Ohio Gov. John Kasich is being spiteful by boycotting the Republican National Convention this week, New York Republican Rep. Pete King said Monday, telling Fox News' Brian Kilmeade that the governor owes his party at least that much respect.
"I don't know why John is doing that, I think he is wrong," King told the "Kilmeade & Friends"
radio program. "He owes it to the Republican Party, a lot of it looks like personal spite because John Kasich lost."
And as the governor of Ohio, Kasich could have still made a formal speech without endorsing presumptive nominee Donald Trump.

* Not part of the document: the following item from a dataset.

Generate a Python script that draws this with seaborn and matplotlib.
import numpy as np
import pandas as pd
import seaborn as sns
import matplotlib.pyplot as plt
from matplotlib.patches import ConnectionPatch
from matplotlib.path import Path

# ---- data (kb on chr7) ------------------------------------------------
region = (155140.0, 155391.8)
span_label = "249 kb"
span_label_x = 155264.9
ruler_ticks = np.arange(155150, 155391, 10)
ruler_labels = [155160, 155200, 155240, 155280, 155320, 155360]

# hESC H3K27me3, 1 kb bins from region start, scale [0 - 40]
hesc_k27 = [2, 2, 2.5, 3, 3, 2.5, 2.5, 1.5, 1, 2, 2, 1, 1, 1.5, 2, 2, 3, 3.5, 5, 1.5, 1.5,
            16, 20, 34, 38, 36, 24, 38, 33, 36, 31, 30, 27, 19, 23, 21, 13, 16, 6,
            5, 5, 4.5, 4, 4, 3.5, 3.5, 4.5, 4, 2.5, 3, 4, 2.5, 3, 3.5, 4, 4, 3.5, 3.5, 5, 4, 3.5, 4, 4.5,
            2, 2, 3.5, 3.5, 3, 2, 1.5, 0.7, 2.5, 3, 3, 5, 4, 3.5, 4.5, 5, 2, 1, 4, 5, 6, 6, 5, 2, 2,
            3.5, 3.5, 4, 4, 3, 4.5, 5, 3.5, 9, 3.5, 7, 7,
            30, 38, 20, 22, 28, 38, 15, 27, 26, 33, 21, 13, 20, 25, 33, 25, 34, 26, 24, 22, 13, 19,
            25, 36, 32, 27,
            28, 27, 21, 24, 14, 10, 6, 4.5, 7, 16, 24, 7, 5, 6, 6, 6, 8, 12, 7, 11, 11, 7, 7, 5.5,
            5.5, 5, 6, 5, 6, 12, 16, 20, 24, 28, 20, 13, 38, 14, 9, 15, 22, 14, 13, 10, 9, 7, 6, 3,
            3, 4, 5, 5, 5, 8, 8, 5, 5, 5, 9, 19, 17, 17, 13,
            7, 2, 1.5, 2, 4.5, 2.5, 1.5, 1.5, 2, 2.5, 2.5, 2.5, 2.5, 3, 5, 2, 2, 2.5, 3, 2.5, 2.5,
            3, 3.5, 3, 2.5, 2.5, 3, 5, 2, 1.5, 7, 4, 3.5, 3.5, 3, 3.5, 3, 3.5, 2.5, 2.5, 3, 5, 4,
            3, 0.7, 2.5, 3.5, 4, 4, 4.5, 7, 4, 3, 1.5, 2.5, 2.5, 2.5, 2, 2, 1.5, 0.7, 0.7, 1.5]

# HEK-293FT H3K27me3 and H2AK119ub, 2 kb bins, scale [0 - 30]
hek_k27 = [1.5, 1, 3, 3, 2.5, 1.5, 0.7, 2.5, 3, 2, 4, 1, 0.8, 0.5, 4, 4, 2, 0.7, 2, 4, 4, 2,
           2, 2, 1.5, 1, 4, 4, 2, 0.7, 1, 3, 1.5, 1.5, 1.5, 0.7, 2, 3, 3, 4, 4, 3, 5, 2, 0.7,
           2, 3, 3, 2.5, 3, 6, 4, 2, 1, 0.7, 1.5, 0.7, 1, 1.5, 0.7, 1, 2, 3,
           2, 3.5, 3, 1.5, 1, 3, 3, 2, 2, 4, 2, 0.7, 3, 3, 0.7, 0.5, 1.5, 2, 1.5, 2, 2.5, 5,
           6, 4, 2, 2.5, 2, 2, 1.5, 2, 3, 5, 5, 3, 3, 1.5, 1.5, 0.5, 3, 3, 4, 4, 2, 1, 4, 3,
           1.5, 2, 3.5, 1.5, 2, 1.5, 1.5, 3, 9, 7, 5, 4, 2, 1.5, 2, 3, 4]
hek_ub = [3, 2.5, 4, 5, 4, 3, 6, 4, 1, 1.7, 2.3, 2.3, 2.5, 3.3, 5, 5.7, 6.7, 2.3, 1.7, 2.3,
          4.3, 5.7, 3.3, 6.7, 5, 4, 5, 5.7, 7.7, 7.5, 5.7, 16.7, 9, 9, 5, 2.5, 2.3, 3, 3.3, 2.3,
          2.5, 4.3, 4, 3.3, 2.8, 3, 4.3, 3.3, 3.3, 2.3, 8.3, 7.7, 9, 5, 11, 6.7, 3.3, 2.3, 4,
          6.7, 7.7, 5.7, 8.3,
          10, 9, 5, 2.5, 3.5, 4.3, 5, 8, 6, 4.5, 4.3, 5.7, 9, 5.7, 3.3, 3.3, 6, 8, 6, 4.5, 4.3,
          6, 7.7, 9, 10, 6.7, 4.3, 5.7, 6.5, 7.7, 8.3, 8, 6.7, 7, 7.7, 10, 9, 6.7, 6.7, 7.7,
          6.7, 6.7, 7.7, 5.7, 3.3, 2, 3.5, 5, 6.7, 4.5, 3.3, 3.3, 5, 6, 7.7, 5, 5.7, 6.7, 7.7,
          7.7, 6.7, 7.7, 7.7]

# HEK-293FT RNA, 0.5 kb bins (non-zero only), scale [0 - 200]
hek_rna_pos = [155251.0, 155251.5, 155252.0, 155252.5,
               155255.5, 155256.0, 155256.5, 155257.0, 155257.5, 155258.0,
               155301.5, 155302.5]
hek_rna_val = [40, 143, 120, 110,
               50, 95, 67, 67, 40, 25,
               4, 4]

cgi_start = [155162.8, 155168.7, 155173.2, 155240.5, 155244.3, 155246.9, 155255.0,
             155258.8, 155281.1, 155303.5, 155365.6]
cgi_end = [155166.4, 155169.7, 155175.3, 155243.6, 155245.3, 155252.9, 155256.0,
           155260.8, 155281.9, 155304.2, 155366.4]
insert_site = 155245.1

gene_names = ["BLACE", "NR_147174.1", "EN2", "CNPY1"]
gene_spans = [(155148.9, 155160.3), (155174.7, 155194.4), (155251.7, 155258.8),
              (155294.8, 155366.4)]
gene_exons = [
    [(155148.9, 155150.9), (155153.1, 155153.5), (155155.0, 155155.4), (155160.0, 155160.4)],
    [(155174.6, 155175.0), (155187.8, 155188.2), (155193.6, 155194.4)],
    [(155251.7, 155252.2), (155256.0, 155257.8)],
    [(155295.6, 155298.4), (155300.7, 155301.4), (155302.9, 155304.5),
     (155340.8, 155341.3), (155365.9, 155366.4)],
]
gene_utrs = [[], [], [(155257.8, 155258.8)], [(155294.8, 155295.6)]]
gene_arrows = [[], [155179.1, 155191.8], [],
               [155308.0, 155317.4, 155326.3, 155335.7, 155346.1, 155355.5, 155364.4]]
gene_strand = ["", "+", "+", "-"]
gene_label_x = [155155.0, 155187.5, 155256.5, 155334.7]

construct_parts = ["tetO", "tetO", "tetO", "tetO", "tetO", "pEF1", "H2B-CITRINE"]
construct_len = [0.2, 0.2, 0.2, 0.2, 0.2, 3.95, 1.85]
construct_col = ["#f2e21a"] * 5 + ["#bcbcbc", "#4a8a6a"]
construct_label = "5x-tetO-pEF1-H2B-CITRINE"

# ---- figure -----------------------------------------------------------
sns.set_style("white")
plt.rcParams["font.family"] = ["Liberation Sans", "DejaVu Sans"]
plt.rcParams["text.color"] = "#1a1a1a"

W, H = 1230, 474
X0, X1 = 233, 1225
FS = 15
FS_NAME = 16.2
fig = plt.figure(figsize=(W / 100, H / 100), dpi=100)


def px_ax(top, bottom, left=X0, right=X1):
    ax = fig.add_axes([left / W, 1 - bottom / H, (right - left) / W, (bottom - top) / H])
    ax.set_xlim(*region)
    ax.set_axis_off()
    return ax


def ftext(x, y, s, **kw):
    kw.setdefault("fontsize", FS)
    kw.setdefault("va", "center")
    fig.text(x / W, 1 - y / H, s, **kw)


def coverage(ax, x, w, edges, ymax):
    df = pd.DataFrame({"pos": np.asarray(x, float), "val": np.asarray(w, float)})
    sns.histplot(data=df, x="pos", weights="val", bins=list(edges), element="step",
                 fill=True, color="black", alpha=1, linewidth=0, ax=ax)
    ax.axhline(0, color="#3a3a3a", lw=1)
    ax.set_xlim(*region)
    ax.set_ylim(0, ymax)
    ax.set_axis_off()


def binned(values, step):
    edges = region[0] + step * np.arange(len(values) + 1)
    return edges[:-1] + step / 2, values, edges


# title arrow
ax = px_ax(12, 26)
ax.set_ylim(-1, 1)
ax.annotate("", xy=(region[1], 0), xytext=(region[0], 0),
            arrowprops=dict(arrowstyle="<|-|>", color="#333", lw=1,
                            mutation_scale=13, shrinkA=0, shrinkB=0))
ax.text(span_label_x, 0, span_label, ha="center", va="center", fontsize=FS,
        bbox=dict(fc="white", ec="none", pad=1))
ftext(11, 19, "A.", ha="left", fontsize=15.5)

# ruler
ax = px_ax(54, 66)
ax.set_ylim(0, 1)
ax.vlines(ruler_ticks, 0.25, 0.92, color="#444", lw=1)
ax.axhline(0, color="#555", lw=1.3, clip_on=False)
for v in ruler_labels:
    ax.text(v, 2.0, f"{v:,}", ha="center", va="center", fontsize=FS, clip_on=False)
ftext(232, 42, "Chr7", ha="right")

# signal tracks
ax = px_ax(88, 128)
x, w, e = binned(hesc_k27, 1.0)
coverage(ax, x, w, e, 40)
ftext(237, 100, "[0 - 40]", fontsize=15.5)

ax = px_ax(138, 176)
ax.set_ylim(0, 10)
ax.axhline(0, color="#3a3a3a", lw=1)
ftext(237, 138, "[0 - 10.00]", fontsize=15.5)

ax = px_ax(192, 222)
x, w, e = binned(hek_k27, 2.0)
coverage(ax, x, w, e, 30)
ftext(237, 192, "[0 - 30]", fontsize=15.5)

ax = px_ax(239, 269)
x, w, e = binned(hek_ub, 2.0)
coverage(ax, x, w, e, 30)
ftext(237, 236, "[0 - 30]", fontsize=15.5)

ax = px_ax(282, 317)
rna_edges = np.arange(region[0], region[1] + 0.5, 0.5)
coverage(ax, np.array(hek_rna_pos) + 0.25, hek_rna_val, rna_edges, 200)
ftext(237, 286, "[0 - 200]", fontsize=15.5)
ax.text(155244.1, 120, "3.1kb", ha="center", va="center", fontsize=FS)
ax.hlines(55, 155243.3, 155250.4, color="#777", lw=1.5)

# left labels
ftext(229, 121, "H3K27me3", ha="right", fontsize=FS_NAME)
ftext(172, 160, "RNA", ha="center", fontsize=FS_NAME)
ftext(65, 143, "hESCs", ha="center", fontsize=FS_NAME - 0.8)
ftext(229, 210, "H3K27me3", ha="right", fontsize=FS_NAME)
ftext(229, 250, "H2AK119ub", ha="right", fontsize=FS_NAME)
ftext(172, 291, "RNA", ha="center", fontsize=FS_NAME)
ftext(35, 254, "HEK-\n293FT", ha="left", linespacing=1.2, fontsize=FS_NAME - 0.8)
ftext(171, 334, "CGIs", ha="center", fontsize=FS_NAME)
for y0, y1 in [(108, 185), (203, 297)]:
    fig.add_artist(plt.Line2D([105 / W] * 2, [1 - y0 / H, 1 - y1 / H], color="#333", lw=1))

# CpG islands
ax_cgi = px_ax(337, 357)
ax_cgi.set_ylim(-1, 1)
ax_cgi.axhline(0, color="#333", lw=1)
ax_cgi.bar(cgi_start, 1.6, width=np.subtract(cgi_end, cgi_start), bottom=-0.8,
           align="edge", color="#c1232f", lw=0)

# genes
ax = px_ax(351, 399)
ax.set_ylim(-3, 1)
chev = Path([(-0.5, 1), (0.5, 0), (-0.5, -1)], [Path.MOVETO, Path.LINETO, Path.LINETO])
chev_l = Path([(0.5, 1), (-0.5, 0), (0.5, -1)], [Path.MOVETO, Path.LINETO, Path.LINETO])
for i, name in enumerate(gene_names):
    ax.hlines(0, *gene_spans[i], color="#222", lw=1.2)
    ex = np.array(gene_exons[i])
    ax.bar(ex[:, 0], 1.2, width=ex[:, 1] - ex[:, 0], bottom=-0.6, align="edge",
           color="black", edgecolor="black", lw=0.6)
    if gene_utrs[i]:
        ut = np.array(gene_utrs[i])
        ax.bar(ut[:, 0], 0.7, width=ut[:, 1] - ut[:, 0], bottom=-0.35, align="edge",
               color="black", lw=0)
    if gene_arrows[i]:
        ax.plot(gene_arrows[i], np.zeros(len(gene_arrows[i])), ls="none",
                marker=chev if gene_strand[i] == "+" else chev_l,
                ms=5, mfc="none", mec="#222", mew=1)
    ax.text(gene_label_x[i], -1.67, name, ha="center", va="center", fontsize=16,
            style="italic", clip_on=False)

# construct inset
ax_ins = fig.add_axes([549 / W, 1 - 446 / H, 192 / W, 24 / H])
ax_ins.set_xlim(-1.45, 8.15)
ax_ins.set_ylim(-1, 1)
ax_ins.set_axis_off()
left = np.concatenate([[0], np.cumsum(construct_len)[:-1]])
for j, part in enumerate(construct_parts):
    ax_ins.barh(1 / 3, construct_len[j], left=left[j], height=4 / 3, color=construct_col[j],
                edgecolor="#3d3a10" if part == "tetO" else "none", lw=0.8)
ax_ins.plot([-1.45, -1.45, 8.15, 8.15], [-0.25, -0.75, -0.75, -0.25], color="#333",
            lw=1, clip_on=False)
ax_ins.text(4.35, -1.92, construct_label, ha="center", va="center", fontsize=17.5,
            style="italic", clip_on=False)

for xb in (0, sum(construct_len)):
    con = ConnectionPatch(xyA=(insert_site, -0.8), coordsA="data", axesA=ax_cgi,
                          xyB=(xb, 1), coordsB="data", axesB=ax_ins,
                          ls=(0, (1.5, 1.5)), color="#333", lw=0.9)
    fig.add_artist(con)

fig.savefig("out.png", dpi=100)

"But come in, welcome the party," said King. "This is the party that elected him to office, Congress many times, elected him as governor. At the very least you owe them the respect to come in and welcome everybody.”
King, who called into the Kilmeade show, appeared live on Fox News' "Outnumbered"
program a short time later, where he voiced concerns about violence occurring at the convention.
"I've been talking to the director of the Secret Service, FBI, Homeland Security, cops on the street," said King. "They are very concerned because even before yesterday's shootings [in Baton Rouge], you had the Moveon.org people, the people disrupting Trump's rallies, then you have people on the right, disrupting military funerals, then you have the New Black Panther Party put out an alert, for their people to come with guns, and now after the shootings yesterday, all this has the risk of disturbance."
And with that, a terrorist could "work his way way in, because with all the confusing going on, a person with a body bomb could be a disaster," said King. "I'm not trying to scare people, but that's what's facing security forces today."
King also had strong words against President Barack Obama and the Black Lives Matter movement.
"My father was in the New York Police Department for 30 years, and I think the president was wrong here," said King about Obama's speech on Sunday after the Baton Rouge police shootings. "This is not an equivalency."
And the Black Lives Matter movement's genesis was "a phony case in Ferguson, Missouri," said King. "Michael Brown was a criminal. He was a thug. First he beat up a convenience store guy, twice he made runs at the police to try to kill them, and yet for four months the national media glorified him as a martyr ... then you have Hillary Clinton going out and visiting Michael Brown's mother as if he's some civil rights martyr."